Vertex AI provides model evaluation metrics, such as precision and recall, to help you determine the performance of your models.

The model evaluation provided by Vertex AI can fit in the typical machine learning workflow in several ways:

  1. After you train your model, review model evaluation metrics before you deploy your model. You can compare evaluation metrics across multiple models to help you decide which model you should deploy.

  2. After your model is deployed to production, periodically evaluate your model with new incoming data. If the evaluation metrics show that your model performance is degrading, consider re-training your model. This process is called continuous evaluation.

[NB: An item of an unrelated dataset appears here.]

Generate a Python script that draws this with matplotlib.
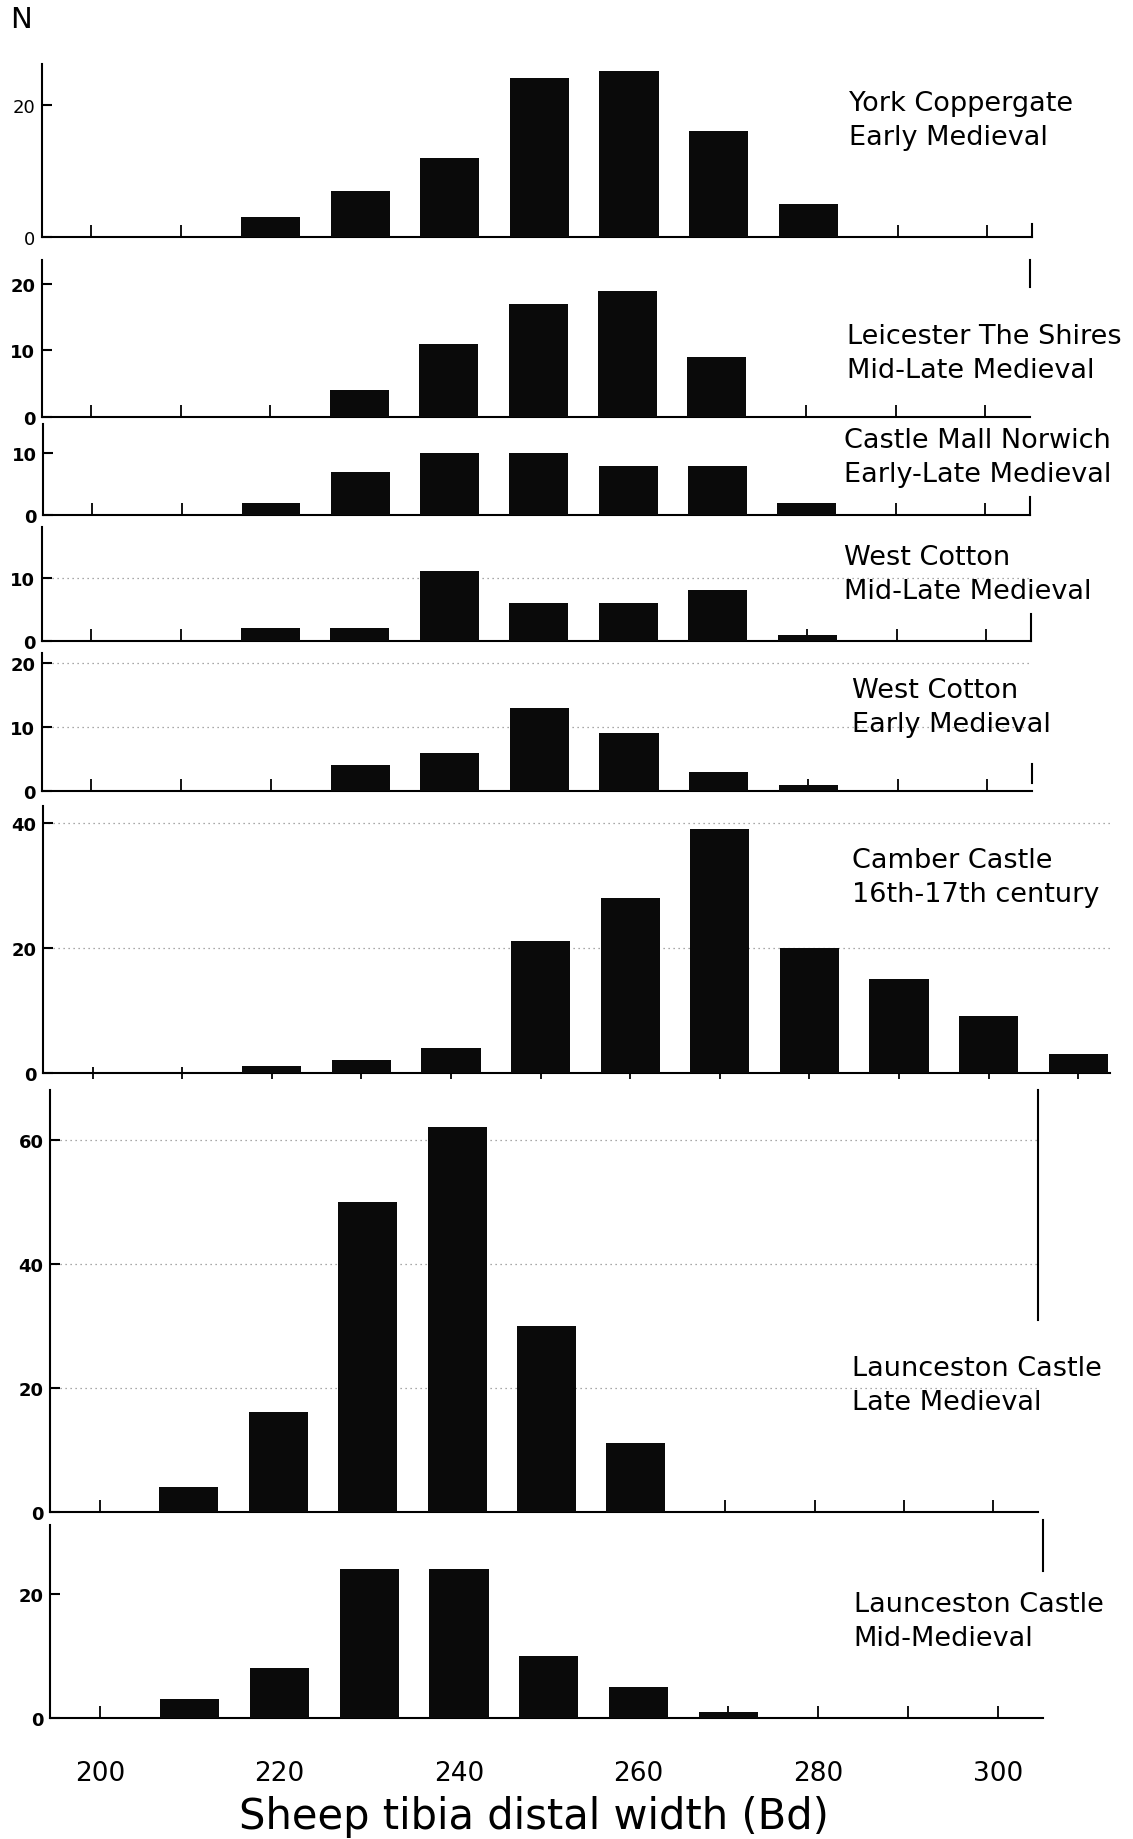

How you interpret and use those metrics depends on your business need and the problem your model is trained to solve. For example, you might have a lower tolerance for false positives than for false negatives or the other way around. These kinds of questions affect which metrics you would focus on as you iterate on your model.

Features

To evaluate a model with Vertex AI, you should have a trained model, a batch prediction output, and a ground truth dataset. The following is a typical model evaluation workflow using Vertex AI:

  1. Train a model. You can do this in Vertex AI using AutoML or custom training.

  2. Run a batch prediction job on the model to generate prediction results.

  3. Prepare the ground truth data, which is the "correctly labeled" data as determined by humans. The ground truth is usually in the form of the test dataset you used during the model training process.

  4. Run an evaluation job on the model, which evaluates the accuracy of the batch prediction results compared to the ground truth data.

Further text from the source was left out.